> **Challenge**
Repeat the material below exactly, with no pictures.
=-=-=
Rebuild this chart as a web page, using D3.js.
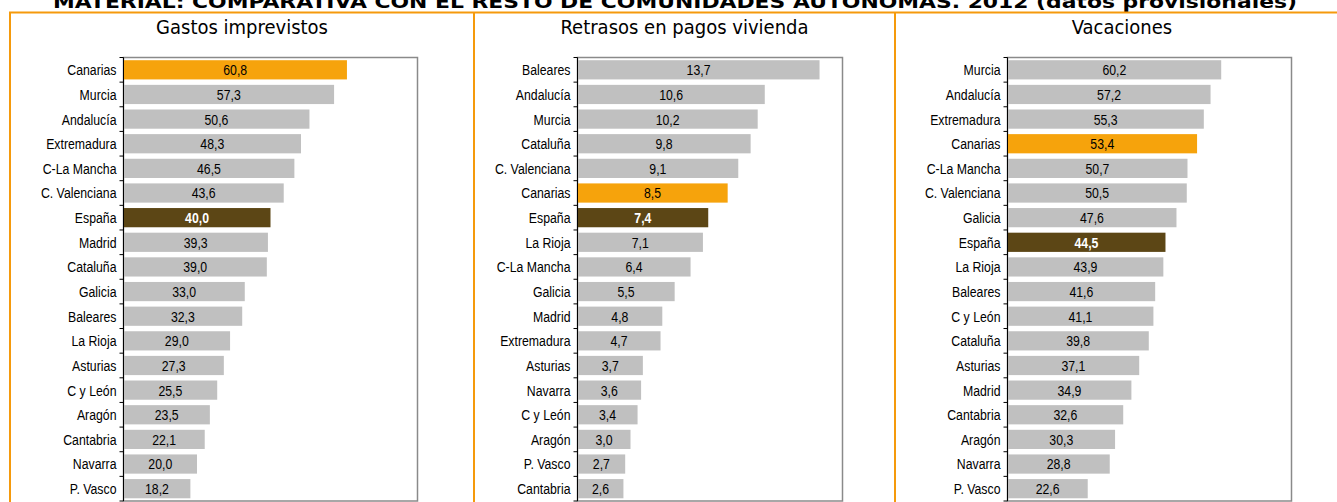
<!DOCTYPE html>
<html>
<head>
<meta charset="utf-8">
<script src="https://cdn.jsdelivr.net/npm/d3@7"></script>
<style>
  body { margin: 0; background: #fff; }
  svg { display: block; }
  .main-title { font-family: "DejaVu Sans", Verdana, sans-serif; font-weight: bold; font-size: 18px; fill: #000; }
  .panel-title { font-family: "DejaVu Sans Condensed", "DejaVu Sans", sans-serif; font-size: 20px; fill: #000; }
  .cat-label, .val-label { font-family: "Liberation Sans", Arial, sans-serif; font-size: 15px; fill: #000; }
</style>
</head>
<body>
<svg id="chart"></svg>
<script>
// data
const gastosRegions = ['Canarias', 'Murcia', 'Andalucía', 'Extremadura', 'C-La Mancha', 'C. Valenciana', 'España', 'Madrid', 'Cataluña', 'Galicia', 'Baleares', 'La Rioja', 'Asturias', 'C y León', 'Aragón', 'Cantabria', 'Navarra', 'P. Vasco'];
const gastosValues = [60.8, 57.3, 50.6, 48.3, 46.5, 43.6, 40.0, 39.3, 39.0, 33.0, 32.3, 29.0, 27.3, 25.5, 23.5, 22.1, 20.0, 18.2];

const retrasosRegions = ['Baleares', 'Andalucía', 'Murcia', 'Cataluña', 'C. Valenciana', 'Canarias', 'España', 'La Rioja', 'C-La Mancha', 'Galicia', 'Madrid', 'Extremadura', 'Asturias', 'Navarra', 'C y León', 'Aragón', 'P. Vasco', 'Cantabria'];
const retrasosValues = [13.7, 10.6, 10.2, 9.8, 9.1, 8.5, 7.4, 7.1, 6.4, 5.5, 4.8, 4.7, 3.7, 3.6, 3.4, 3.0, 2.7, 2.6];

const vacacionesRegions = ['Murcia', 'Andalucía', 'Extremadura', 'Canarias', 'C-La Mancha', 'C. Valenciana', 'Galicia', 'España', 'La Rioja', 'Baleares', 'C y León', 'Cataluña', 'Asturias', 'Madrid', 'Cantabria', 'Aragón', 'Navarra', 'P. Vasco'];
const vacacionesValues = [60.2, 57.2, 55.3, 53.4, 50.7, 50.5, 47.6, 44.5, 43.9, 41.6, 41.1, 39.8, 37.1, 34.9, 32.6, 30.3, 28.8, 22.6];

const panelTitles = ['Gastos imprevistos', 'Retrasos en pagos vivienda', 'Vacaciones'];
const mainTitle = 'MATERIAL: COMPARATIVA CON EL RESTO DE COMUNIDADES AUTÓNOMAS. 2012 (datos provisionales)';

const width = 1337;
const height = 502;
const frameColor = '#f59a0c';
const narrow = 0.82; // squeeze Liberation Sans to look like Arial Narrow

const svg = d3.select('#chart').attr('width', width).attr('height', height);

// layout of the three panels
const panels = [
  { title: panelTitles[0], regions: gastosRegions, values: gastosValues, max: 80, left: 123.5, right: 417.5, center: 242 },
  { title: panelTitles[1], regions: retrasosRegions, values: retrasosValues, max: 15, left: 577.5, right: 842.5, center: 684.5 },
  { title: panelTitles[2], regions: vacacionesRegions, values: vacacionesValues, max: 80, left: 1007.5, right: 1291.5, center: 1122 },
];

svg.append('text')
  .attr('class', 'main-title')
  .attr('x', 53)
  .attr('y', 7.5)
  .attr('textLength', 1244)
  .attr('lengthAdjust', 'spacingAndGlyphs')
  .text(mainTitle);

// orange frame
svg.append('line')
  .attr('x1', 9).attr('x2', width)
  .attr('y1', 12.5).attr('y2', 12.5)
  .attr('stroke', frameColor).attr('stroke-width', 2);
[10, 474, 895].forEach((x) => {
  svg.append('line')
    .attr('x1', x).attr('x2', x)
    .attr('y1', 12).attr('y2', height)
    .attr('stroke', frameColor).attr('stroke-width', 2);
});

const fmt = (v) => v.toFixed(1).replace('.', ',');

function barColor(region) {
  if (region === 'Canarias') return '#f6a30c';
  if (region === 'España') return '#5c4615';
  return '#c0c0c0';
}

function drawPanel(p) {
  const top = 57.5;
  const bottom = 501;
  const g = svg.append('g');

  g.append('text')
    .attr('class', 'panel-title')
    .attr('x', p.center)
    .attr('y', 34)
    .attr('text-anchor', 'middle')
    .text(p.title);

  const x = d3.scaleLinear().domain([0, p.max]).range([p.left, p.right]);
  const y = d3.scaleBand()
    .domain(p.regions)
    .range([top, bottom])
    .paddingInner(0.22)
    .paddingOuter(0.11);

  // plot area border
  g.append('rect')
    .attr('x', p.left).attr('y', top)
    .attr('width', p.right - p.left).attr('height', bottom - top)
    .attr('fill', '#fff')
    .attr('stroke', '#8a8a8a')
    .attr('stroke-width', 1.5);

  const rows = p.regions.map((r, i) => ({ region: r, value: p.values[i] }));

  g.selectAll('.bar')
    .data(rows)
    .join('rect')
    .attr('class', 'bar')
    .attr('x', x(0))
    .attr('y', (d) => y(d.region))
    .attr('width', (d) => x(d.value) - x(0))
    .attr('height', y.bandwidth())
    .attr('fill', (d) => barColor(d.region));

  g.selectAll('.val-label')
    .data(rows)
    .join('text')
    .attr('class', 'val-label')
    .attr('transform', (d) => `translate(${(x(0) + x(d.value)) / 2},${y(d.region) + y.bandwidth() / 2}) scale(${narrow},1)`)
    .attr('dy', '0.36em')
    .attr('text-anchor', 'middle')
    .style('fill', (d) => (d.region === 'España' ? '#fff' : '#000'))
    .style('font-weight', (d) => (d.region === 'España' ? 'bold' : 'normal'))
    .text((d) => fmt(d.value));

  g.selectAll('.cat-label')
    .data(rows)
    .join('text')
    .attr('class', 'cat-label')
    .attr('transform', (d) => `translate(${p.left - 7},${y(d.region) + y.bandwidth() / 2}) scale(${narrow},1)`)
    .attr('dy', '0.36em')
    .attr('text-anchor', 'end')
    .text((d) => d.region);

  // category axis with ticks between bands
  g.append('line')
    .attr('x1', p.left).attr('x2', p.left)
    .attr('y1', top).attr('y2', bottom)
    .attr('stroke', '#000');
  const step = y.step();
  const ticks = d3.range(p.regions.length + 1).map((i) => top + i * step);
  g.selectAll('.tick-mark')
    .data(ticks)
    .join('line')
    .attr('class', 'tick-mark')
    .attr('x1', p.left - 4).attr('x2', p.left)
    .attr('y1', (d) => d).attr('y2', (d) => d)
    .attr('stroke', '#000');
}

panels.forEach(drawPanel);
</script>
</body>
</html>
=-=-=
> **Solution for this exercise**
Rebuild this chart as a web page, using D3.js.
<!DOCTYPE html>
<html>
<head>
<meta charset="utf-8">
<script src="https://cdn.jsdelivr.net/npm/d3@7"></script>
<style>
  body { margin: 0; background: #fff; }
  svg { display: block; }
  .main-title { font-family: "DejaVu Sans", Verdana, sans-serif; font-weight: bold; font-size: 18px; fill: #000; }
  .panel-title { font-family: "DejaVu Sans Condensed", "DejaVu Sans", sans-serif; font-size: 20px; fill: #000; }
  .cat-label, .val-label { font-family: "Liberation Sans", Arial, sans-serif; font-size: 15px; fill: #000; }
</style>
</head>
<body>
<svg id="chart"></svg>
<script>
// data
const gastosRegions = ['Canarias', 'Murcia', 'Andalucía', 'Extremadura', 'C-La Mancha', 'C. Valenciana', 'España', 'Madrid', 'Cataluña', 'Galicia', 'Baleares', 'La Rioja', 'Asturias', 'C y León', 'Aragón', 'Cantabria', 'Navarra', 'P. Vasco'];
const gastosValues = [60.8, 57.3, 50.6, 48.3, 46.5, 43.6, 40.0, 39.3, 39.0, 33.0, 32.3, 29.0, 27.3, 25.5, 23.5, 22.1, 20.0, 18.2];

const retrasosRegions = ['Baleares', 'Andalucía', 'Murcia', 'Cataluña', 'C. Valenciana', 'Canarias', 'España', 'La Rioja', 'C-La Mancha', 'Galicia', 'Madrid', 'Extremadura', 'Asturias', 'Navarra', 'C y León', 'Aragón', 'P. Vasco', 'Cantabria'];
const retrasosValues = [13.7, 10.6, 10.2, 9.8, 9.1, 8.5, 7.4, 7.1, 6.4, 5.5, 4.8, 4.7, 3.7, 3.6, 3.4, 3.0, 2.7, 2.6];

const vacacionesRegions = ['Murcia', 'Andalucía', 'Extremadura', 'Canarias', 'C-La Mancha', 'C. Valenciana', 'Galicia', 'España', 'La Rioja', 'Baleares', 'C y León', 'Cataluña', 'Asturias', 'Madrid', 'Cantabria', 'Aragón', 'Navarra', 'P. Vasco'];
const vacacionesValues = [60.2, 57.2, 55.3, 53.4, 50.7, 50.5, 47.6, 44.5, 43.9, 41.6, 41.1, 39.8, 37.1, 34.9, 32.6, 30.3, 28.8, 22.6];

const panelTitles = ['Gastos imprevistos', 'Retrasos en pagos vivienda', 'Vacaciones'];
const mainTitle = 'MATERIAL: COMPARATIVA CON EL RESTO DE COMUNIDADES AUTÓNOMAS. 2012 (datos provisionales)';

const width = 1337;
const height = 502;
const frameColor = '#f59a0c';
const narrow = 0.82; // squeeze Liberation Sans to look like Arial Narrow

const svg = d3.select('#chart').attr('width', width).attr('height', height);

// layout of the three panels
const panels = [
  { title: panelTitles[0], regions: gastosRegions, values: gastosValues, max: 80, left: 123.5, right: 417.5, center: 242 },
  { title: panelTitles[1], regions: retrasosRegions, values: retrasosValues, max: 15, left: 577.5, right: 842.5, center: 684.5 },
  { title: panelTitles[2], regions: vacacionesRegions, values: vacacionesValues, max: 80, left: 1007.5, right: 1291.5, center: 1122 },
];

svg.append('text')
  .attr('class', 'main-title')
  .attr('x', 53)
  .attr('y', 7.5)
  .attr('textLength', 1244)
  .attr('lengthAdjust', 'spacingAndGlyphs')
  .text(mainTitle);

// orange frame
svg.append('line')
  .attr('x1', 9).attr('x2', width)
  .attr('y1', 12.5).attr('y2', 12.5)
  .attr('stroke', frameColor).attr('stroke-width', 2);
[10, 474, 895].forEach((x) => {
  svg.append('line')
    .attr('x1', x).attr('x2', x)
    .attr('y1', 12).attr('y2', height)
    .attr('stroke', frameColor).attr('stroke-width', 2);
});

const fmt = (v) => v.toFixed(1).replace('.', ',');

function barColor(region) {
  if (region === 'Canarias') return '#f6a30c';
  if (region === 'España') return '#5c4615';
  return '#c0c0c0';
}

function drawPanel(p) {
  const top = 57.5;
  const bottom = 501;
  const g = svg.append('g');

  g.append('text')
    .attr('class', 'panel-title')
    .attr('x', p.center)
    .attr('y', 34)
    .attr('text-anchor', 'middle')
    .text(p.title);

  const x = d3.scaleLinear().domain([0, p.max]).range([p.left, p.right]);
  const y = d3.scaleBand()
    .domain(p.regions)
    .range([top, bottom])
    .paddingInner(0.22)
    .paddingOuter(0.11);

  // plot area border
  g.append('rect')
    .attr('x', p.left).attr('y', top)
    .attr('width', p.right - p.left).attr('height', bottom - top)
    .attr('fill', '#fff')
    .attr('stroke', '#8a8a8a')
    .attr('stroke-width', 1.5);

  const rows = p.regions.map((r, i) => ({ region: r, value: p.values[i] }));

  g.selectAll('.bar')
    .data(rows)
    .join('rect')
    .attr('class', 'bar')
    .attr('x', x(0))
    .attr('y', (d) => y(d.region))
    .attr('width', (d) => x(d.value) - x(0))
    .attr('height', y.bandwidth())
    .attr('fill', (d) => barColor(d.region));

  g.selectAll('.val-label')
    .data(rows)
    .join('text')
    .attr('class', 'val-label')
    .attr('transform', (d) => `translate(${(x(0) + x(d.value)) / 2},${y(d.region) + y.bandwidth() / 2}) scale(${narrow},1)`)
    .attr('dy', '0.36em')
    .attr('text-anchor', 'middle')
    .style('fill', (d) => (d.region === 'España' ? '#fff' : '#000'))
    .style('font-weight', (d) => (d.region === 'España' ? 'bold' : 'normal'))
    .text((d) => fmt(d.value));

  g.selectAll('.cat-label')
    .data(rows)
    .join('text')
    .attr('class', 'cat-label')
    .attr('transform', (d) => `translate(${p.left - 7},${y(d.region) + y.bandwidth() / 2}) scale(${narrow},1)`)
    .attr('dy', '0.36em')
    .attr('text-anchor', 'end')
    .text((d) => d.region);

  // category axis with ticks between bands
  g.append('line')
    .attr('x1', p.left).attr('x2', p.left)
    .attr('y1', top).attr('y2', bottom)
    .attr('stroke', '#000');
  const step = y.step();
  const ticks = d3.range(p.regions.length + 1).map((i) => top + i * step);
  g.selectAll('.tick-mark')
    .data(ticks)
    .join('line')
    .attr('class', 'tick-mark')
    .attr('x1', p.left - 4).attr('x2', p.left)
    .attr('y1', (d) => d).attr('y2', (d) => d)
    .attr('stroke', '#000');
}

panels.forEach(drawPanel);
</script>
</body>
</html>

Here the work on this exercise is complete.